I remember begging my mom to scratch my back as HARD as she could before I'd fall asleep, that would help me focus on the burning feeling on my back that would feel like a weird shield at night. Almost like a painful protection as I dozed off to sleep, and I could drown her out by focusing on that. There was a lot of stress to sleep soundly, while keeping in mind the rules of a illogical game that I should have known wasn't real, but I would be worried about it anyway. This is only ONE of her strange games that she would make up and scare my young mind into being a part of. I don't understand it much even now.

Katherine would be the rage in me and she would scream in my head, but only when anger hit me during the day about someone else until I would throw a fit. But she would only say belittling things to me personally at night. Sometimes during the day, but not as often at that age. As I got older, her abuse directed itself at me more and more from the nights into my daily thoughts as I would grow older.

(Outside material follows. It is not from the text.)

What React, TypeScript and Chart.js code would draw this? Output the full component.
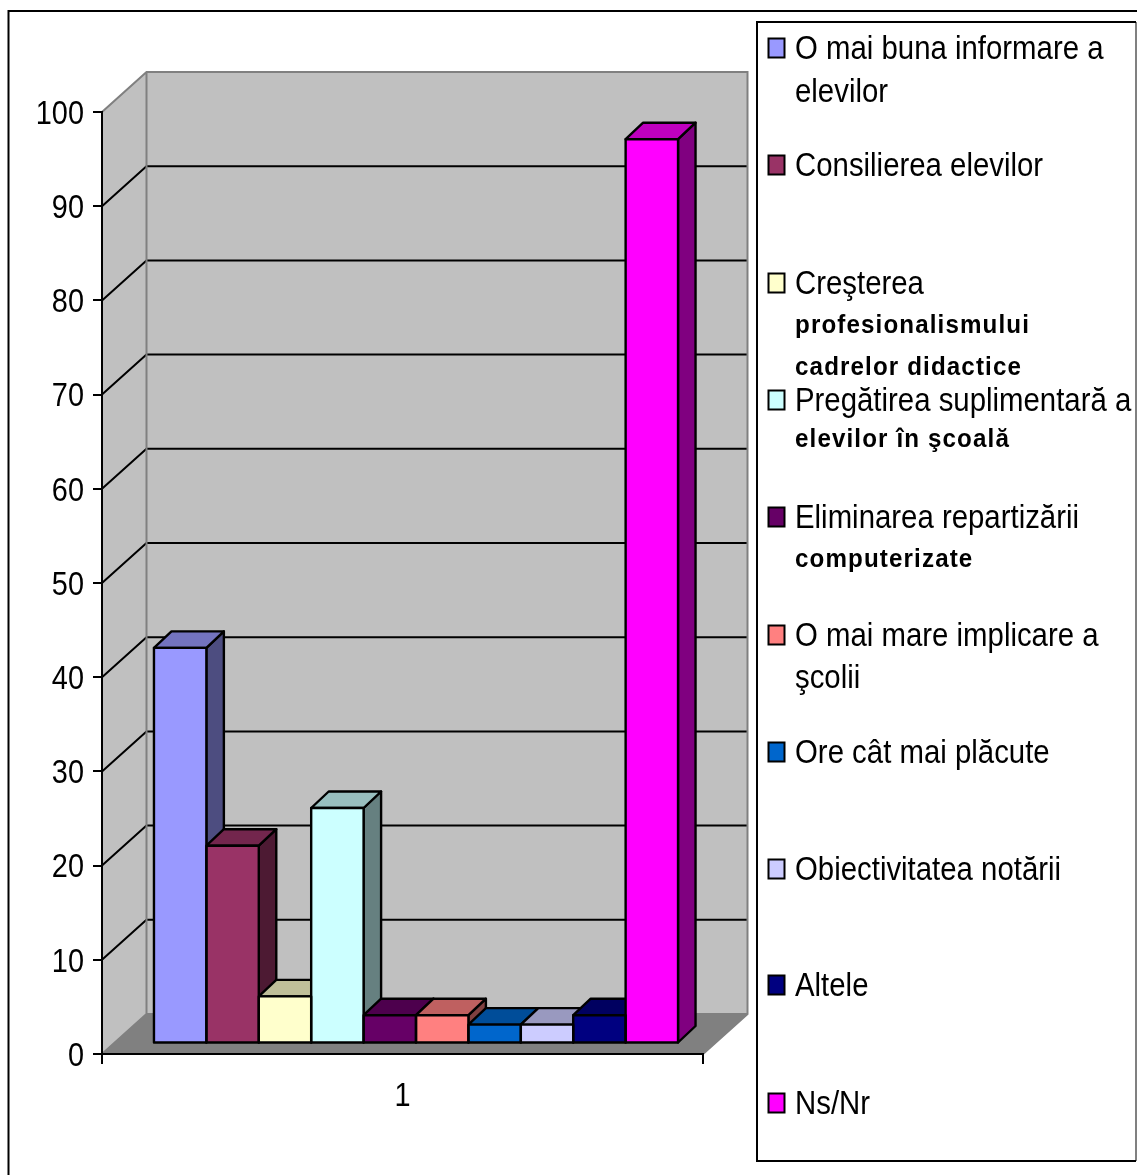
import React, { useEffect, useRef } from "react";
import { Chart, registerables } from "chart.js";

Chart.register(...registerables);

const categories = ["1"];
const seriesLabels = [
  "O mai buna informare a elevilor",
  "Consilierea elevilor",
  "Creşterea profesionalismului cadrelor didactice",
  "Pregătirea suplimentară a elevilor în şcoală",
  "Eliminarea repartizării computerizate",
  "O mai mare implicare a şcolii",
  "Ore cât mai plăcute",
  "Obiectivitatea notării",
  "Altele",
  "Ns/Nr",
];
const seriesValues = [42, 21, 5, 25, 3, 3, 2, 2, 3, 96];
const seriesColors = ["#9999FF", "#993366", "#FFFFCC", "#CCFFFF", "#660066", "#FF8080", "#0066CC", "#CCCCFF", "#000080", "#FF00FF"];
const legendLines = [
  ["O mai buna informare a", "elevilor"],
  ["Consilierea elevilor"],
  ["Creşterea", "profesionalismului", "cadrelor didactice"],
  ["Pregătirea suplimentară a", "elevilor în şcoală"],
  ["Eliminarea repartizării", "computerizate"],
  ["O mai mare implicare a", "şcolii"],
  ["Ore cât mai plăcute"],
  ["Obiectivitatea notării"],
  ["Altele"],
  ["Ns/Nr"],
];
const smallBoldLines = ["profesionalismului", "cadrelor didactice", "elevilor în şcoală", "computerizate"];

const W = 1137, H = 1175;
const DEPTH_X = 44.5, DEPTH_Y = 40;
const BAR_SHIFT_X = 13.5, BAR_SHIFT_Y = -10.5;
const BAR_DEPTH_X = 17.5, BAR_DEPTH_Y = 16.5;
const FONT = '"Liberation Sans", Arial, sans-serif';
const AXIS_SQUEEZE = 0.85;

function shade(hex: string, f: number) {
  const n = parseInt(hex.slice(1), 16);
  const c = (v: number) => Math.round(v * f);
  return `rgb(${c((n >> 16) & 255)},${c((n >> 8) & 255)},${c(n & 255)})`;
}

function poly(ctx: CanvasRenderingContext2D, pts: number[][], fill: string | null, stroke: string | null, lw = 1) {
  ctx.beginPath();
  pts.forEach((p, i) => (i ? ctx.lineTo(p[0], p[1]) : ctx.moveTo(p[0], p[1])));
  ctx.closePath();
  if (fill) { ctx.fillStyle = fill; ctx.fill(); }
  if (stroke) { ctx.strokeStyle = stroke; ctx.lineWidth = lw; ctx.lineJoin = "round"; ctx.stroke(); }
}

// the reference's type is horizontally condensed: the axes' own labels are squeezed around their anchor
function squeezeLabels(scale: any, anchor: () => number, shiftY: number) {
  if (scale.__squeezed) return;
  scale.__squeezed = true;
  const orig = scale.drawLabels;
  scale.drawLabels = function (area: any) {
    const ctx = this.ctx as CanvasRenderingContext2D;
    const a = anchor();
    ctx.save();
    ctx.translate(a, shiftY);
    ctx.scale(AXIS_SQUEEZE, 1);
    ctx.translate(-a, 0);
    orig.call(this, area);
    ctx.restore();
  };
}

const frame3d = {
  id: "frame3d",
  beforeDraw(chart: any) {
    const ctx = chart.ctx as CanvasRenderingContext2D;
    const { left: l, right: r, top: t, bottom: b } = chart.chartArea;
    squeezeLabels(chart.scales.y, () => l - 18, 2.5);
    squeezeLabels(chart.scales.x, () => (l + r) / 2, 2);
    ctx.save();
    ctx.fillStyle = "#fff";
    ctx.fillRect(0, 0, W, H);
    // outer frame
    ctx.strokeStyle = "#000";
    ctx.lineWidth = 2;
    ctx.strokeRect(8.5, 11, W + 10, H + 10);
    // walls + floor
    const dx = DEPTH_X, dy = DEPTH_Y;
    poly(ctx, [[l, t], [l + dx, t - dy], [l + dx, b - dy], [l, b]], "#C0C0C0", null);
    poly(ctx, [[l + dx, t - dy], [r + dx, t - dy], [r + dx, b - dy], [l + dx, b - dy]], "#C0C0C0", null);
    poly(ctx, [[l, b], [r, b], [r + dx, b - dy], [l + dx, b - dy]], "#808080", null);
    // grid lines on both walls
    const ys = chart.scales.y;
    ys.ticks.forEach((tk: any) => {
      if (tk.value <= 0 || tk.value >= 100) return;
      const y = ys.getPixelForValue(tk.value);
      ctx.beginPath();
      ctx.moveTo(l, y);
      ctx.lineTo(l + dx, y - dy);
      ctx.lineTo(r + dx, y - dy);
      ctx.strokeStyle = "#000";
      ctx.lineWidth = 2;
      ctx.stroke();
    });
    // wall edges
    ctx.strokeStyle = "#808080";
    ctx.lineWidth = 2;
    ctx.beginPath();
    ctx.moveTo(l, t);
    ctx.lineTo(l + dx, t - dy);
    ctx.lineTo(r + dx, t - dy);
    ctx.lineTo(r + dx, b - dy);
    ctx.lineTo(r, b);
    ctx.moveTo(l + dx, t - dy);
    ctx.lineTo(l + dx, b - dy);
    ctx.lineTo(l, b);
    ctx.moveTo(l + dx, b - dy);
    ctx.lineTo(r + dx, b - dy);
    ctx.stroke();
    ctx.restore();
  },
  beforeDatasetsDraw(chart: any) {
    const ctx = chart.ctx as CanvasRenderingContext2D;
    ctx.save();
    ctx.translate(BAR_SHIFT_X, BAR_SHIFT_Y);
    // sides and tops, left to right; the library then paints the fronts over them
    chart.data.datasets.forEach((ds: any, i: number) => {
      const el = chart.getDatasetMeta(i).data[0];
      if (!el) return;
      const x0 = el.x - el.width / 2, x1 = el.x + el.width / 2, top = el.y, base = el.base;
      const c = seriesColors[i];
      const a = BAR_DEPTH_X, d = BAR_DEPTH_Y;
      poly(ctx, [[x1, top], [x1 + a, top - d], [x1 + a, base - d], [x1, base]], shade(c, 0.5), "#000", 2.4);
      poly(ctx, [[x0, top], [x0 + a, top - d], [x1 + a, top - d], [x1, top]], shade(c, 0.75), "#000", 2.4);
    });
  },
  afterDatasetsDraw(chart: any) {
    const ctx = chart.ctx as CanvasRenderingContext2D;
    chart.data.datasets.forEach((ds: any, i: number) => {
      const el = chart.getDatasetMeta(i).data[0];
      if (!el) return;
      ctx.strokeStyle = "#000";
      ctx.lineWidth = 2.4;
      ctx.strokeRect(el.x - el.width / 2, el.y, el.width, el.base - el.y);
    });
    ctx.restore();
    // legend
    ctx.save();
    const bx0 = 757, bx1 = 1136, by0 = 22, by1 = 1161;
    ctx.fillStyle = "#fff";
    ctx.fillRect(bx0, by0, bx1 - bx0, by1 - by0);
    ctx.lineWidth = 2;
    ctx.strokeStyle = "#808080";
    ctx.beginPath();
    ctx.moveTo(bx1, by0);
    ctx.lineTo(bx1, by1);
    ctx.stroke();
    ctx.strokeStyle = "#000";
    ctx.beginPath();
    ctx.moveTo(bx1, by0);
    ctx.lineTo(bx0, by0);
    ctx.lineTo(bx0, by1);
    ctx.lineTo(bx1, by1);
    ctx.stroke();
    const centers = [48, 165, 283, 400, 517, 635, 752, 869, 985, 1103];
    const gaps: Record<string, number> = { "elevilor": 43, "profesionalismului": 39, "cadrelor didactice": 42, "elevilor în şcoală": 36, "computerizate": 39, "şcolii": 42 };
    legendLines.forEach((lines, i) => {
      const cy = centers[i];
      ctx.fillStyle = seriesColors[i];
      ctx.strokeStyle = "#000";
      ctx.lineWidth = 2;
      ctx.fillRect(768.5, cy - 9.5, 16, 19);
      ctx.strokeRect(768.5, cy - 9.5, 16, 19);
      let base = cy + 11;
      lines.forEach((txt) => {
        if (gaps[txt]) base += gaps[txt];
        const bold = smallBoldLines.includes(txt);
        ctx.save();
        ctx.fillStyle = "#000";
        ctx.textAlign = "left";
        ctx.textBaseline = "alphabetic";
        ctx.font = bold ? `bold 26px ${FONT}` : `33px ${FONT}`;
        (ctx as any).letterSpacing = bold ? "1.2px" : "0px";
        ctx.translate(795, base);
        ctx.scale(bold ? 0.93 : 0.89, 1);
        ctx.fillText(txt, 0, 0);
        ctx.restore();
      });
    });
    ctx.restore();
  },
};

export default function App() {
  const ref = useRef<HTMLCanvasElement>(null);
  useEffect(() => {
    const chart = new Chart(ref.current!, {
      type: "bar",
      data: {
        labels: categories,
        datasets: seriesLabels.map((label, i) => ({
          label,
          data: [seriesValues[i]],
          backgroundColor: seriesColors[i],
          borderColor: "#000",
          borderWidth: 0,
          categoryPercentage: 0.872,
          barPercentage: 1,
        })),
      },
      options: {
        responsive: false,
        animation: false,
        layout: { padding: { top: 112, right: W - 703, left: 0, bottom: 0 } },
        plugins: { legend: { display: false }, tooltip: { enabled: false }, title: { display: false } },
        scales: {
          x: {
            afterFit: (s: any) => { s.height = H - 1054; },
            grid: { drawOnChartArea: false, tickLength: 10, color: "#000", lineWidth: 2, offset: true },
            border: { color: "#000", width: 2 },
            ticks: { color: "#000", font: { family: FONT, size: 34 }, padding: 10 },
          },
          y: {
            min: 0,
            max: 100,
            afterFit: (s: any) => { s.width = 102; },
            grid: { drawOnChartArea: false, tickLength: 9, color: "#000", lineWidth: 2 },
            border: { color: "#000", width: 2 },
            ticks: { stepSize: 10, color: "#000", font: { family: FONT, size: 34 }, padding: 9 },
          },
        },
      },
      plugins: [frame3d],
    } as any);
    return () => chart.destroy();
  }, []);
  return <canvas ref={ref} width={W} height={H} style={{ position: "absolute", left: 0, top: 0, width: W, height: H }} />;
}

Although fear was not an easy emotion to take at the intense level that I would feel things, it was actually not the hardest one. I could sometimes come out of fear if I really tried to ignore Katherine, or dodge her with anything I could, but I wouldn't conciously try to dodge her. I think I avoided that crap more subconciously back then, because there was never a thought before bed like 'how can I avoid that happening tonight'. I thought it happened to everyone. Anger was by far the hardest one to control, and once it hit me, there was NO coming out of it. My anger would be so intense that it was an immediate switch to pure Rage, and that's the times that Katherine herself would actually manifest and step out of me and take over. My mother and a lot of other people I talked to, as well as family members at the time who witnessed my outbursts all would say the same thing. That when I would go into a rage, my eyes would glaze over with a white-ish, foggy color, and no one ever knew what to do to get me to come out of it.

One time I remember while living in Salem with my family and my grandmother, a neighbor walked from across the street and knocked on the door while I was in a fit, and they threatened to call child services if I didn't stop screaming. My grandmother grabbed my arm and looked me straight in my eyes. "Do you want to be taken away? You have to calm down." That got me to snap out of it. There were certain people who could reach me faster than others, like my Aunt Shelly, but it usually had to just run its f*cked up course.

I want to make it very clear these were never "blind rages". Ever. I was always very aware of what was happening, there was no blacking out, never a time that I "didn't remember" things or lost any time. There was never any denying the things that Katherine chose to say and do to my family. But I felt at that time like it was something that I just couldn't help. I didn't associate it with 'no control' or being 'taken over'. It felt more like an emotion that felt so intense that I just went with things the way they came.

After Katherine would lash out, and say the most hurtful things she could think of, and attack my family physically as well as verbally--the same way she would to me at night, I always felt bad. It never felt like I ever had a choice in the split-second hurtful decisions Katherine would choose during a rage. I would always feel so f*cked up and I'd cry, attempt to apologize for what was said and done. I would feel horrible after my fits, and I remember intense regret and sadness.